Suivaient les belles et très fréquentables galeries Colbert et Vivienne pour terminer par la galerie Vero-Dodat, quasiment déserte, où se cachaient derrière les vitrines encadrées de cuivre des vestiges peut-être en train de mourir une seconde fois dans l’indifférence, avant de déboucher comme sur un égout à ciel ouvert dans le grouillant et affairiste quartier des Halles qui draine désormais le chaland, l’urine, la crotte et les glaviots.

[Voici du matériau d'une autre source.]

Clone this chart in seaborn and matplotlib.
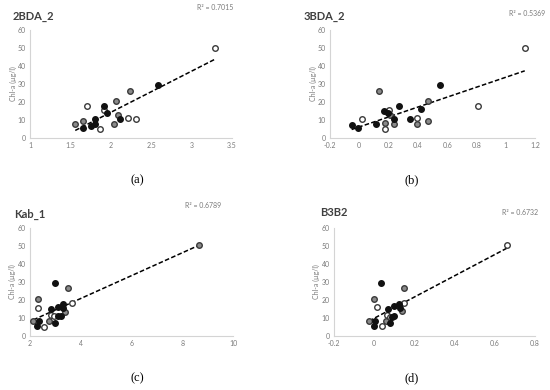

Qui sait, peut-être de magnifiques pages de littérature s’y écriront, dans les miasmes et la putréfaction d’une ville en perpétuelle mutation. Des pages que faute de temps je ne lirais certainement pas. Que voulez-vous, chacun invente sa ville et j’aime encore aujourd’hui à flâner dans le maelström de la grande Cité, y photographier une ville rêvée qui s’estompe comme le sont les souvenirs de la mémoire. Alors demain, je pars rêver d’un ailleurs que je crois meilleur. Que voulez-vous, Paris sera toujours Paris. La nostalgie, quant à elle, n’est plus ce qu’elle était…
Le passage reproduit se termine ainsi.